My fellow colleague was given notes on the cable run we're supposed to put in and my job was to fall in line and give him a hand. Five minutes in, and he asks me whether or not we should phase tape the cables (the right answer is technically "yes," but this crew likes to run things a little... differently.). I say sure, and as we're wrapping the connectors in the appropriate colors, the Best Boy walks by us and asks us why we're wasting our time and his tape on phase taping when we could just do the knots. My colleague's reply? "A.J. told me to."

Uh... What?? You got the notes for the rig, which makes you in charge of it. Plus, you asked me whether or not we should phase them with tape!
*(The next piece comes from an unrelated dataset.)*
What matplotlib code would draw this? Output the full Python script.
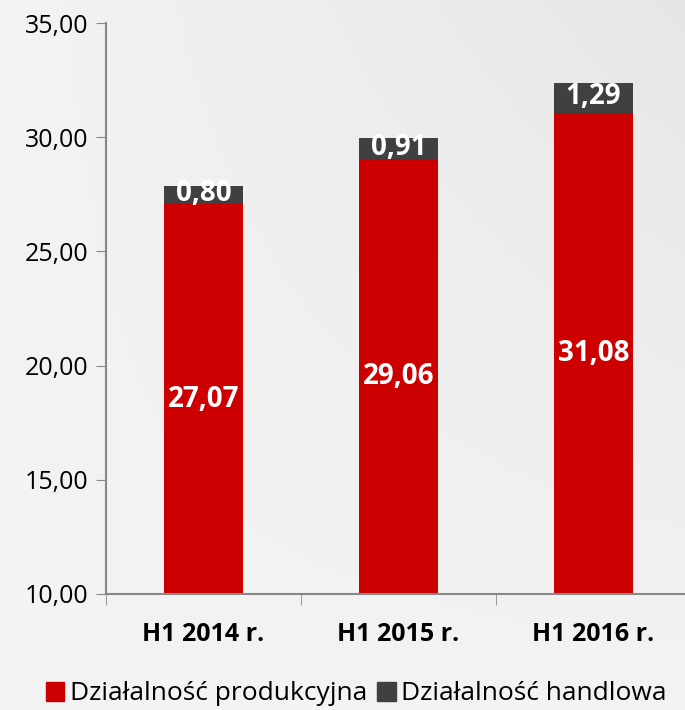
import numpy as np
import matplotlib.pyplot as plt
from matplotlib.patches import Patch

categories = ["H1 2014 r.", "H1 2015 r.", "H1 2016 r."]
produkcja = [27.07, 29.06, 31.08]
handel = [0.80, 0.91, 1.29]
yticks = [10, 15, 20, 25, 30, 35]

red = "#cc0000"
dark = "#404040"

plt.rcParams['font.family'] = ['Open Sans', 'DejaVu Sans']

fig = plt.figure(figsize=(6.85, 7.1), dpi=100)
fig.patch.set_facecolor("#efefef")

# subtle background gradient (lighter bottom-left, darker top-right)
bg = fig.add_axes([0, 0, 1, 1], zorder=-10)
gx, gy = np.meshgrid(np.linspace(0, 1, 200), np.linspace(0, 1, 200))
bg.imshow(0.95 - 0.05 * gx * gy, cmap="gray", vmin=0, vmax=1, aspect="auto",
          extent=[0, 1, 0, 1], origin="lower")
bg.axis("off")

ax = fig.add_axes([106 / 685, 116 / 710, 585 / 685, 571 / 710])
ax.set_facecolor("none")

x = np.arange(len(categories))
w = 0.405
base = 10
ax.bar(x, np.array(produkcja) - base, w, bottom=base, color=red, zorder=2)
ax.bar(x, handel, w, bottom=produkcja, color=dark, zorder=2)

for i in range(len(x)):
    ax.text(x[i], (base + produkcja[i]) / 2, f"{produkcja[i]:.2f}".replace(".", ","),
            ha="center", va="center", color="white", fontsize=20, fontweight="bold")
    ax.text(x[i], produkcja[i] + handel[i] / 2 + 0.05, f"{handel[i]:.2f}".replace(".", ","),
            ha="center", va="center", color="white", fontsize=20, fontweight="bold")

ax.set_xlim(-0.5, 2.5)
ax.set_ylim(10, 35)
ax.set_yticks(yticks)
ax.set_yticklabels([f"{v:.2f}".replace(".", ",") for v in yticks], fontsize=18)
ax.set_xticks(x)
ax.set_xticklabels(categories, fontsize=18, fontweight="bold")
ax.tick_params(axis="x", length=0, pad=20)
ax.set_xticks([-0.5, 0.5, 1.5], minor=True)
ax.tick_params(axis="x", which="minor", length=8, color="#888888")
ax.tick_params(axis="y", length=7, color="#888888", pad=6)

for s in ["top", "right"]:
    ax.spines[s].set_visible(False)
for s in ["left", "bottom"]:
    ax.spines[s].set_color("#888888")
    ax.spines[s].set_linewidth(1.5)

handles = [Patch(color=red, label="Działalność produkcyjna"),
           Patch(color=dark, label="Działalność handlowa")]
fig.legend(handles=handles, loc="center", bbox_to_anchor=(0.52, 16 / 710), ncol=2,
           frameon=False, fontsize=19, handlelength=0.7, handleheight=0.7,
           handletextpad=0.2, columnspacing=0.4)

fig.savefig("out.png", dpi=100, facecolor=fig.get_facecolor())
Later on, I find the Juicer on set, clutching the tub of household globes, looking lost. I ask him what's up and it turns out he had just finished globing up some lamps on set and tried to take the extra bulbs back to our staging when he was trapped in by the sudden the wave of talent, stand ins, camera people, make up people, and art department that came flooding into the room. "Here, can you hold these for a second?" he asked, handing me the box. And soon after I grabbed it, I noticed an opening in the crowd and started to make my way towards the door, only to be caught by the Gaffer seconds later. "What are you doing? Don't take those away! Keep them in the room!" Like a puppy with its tail between its legs, I put them back.

The Juicer whose idea it was to clear them out in the first place? He just stood there, saying nothing.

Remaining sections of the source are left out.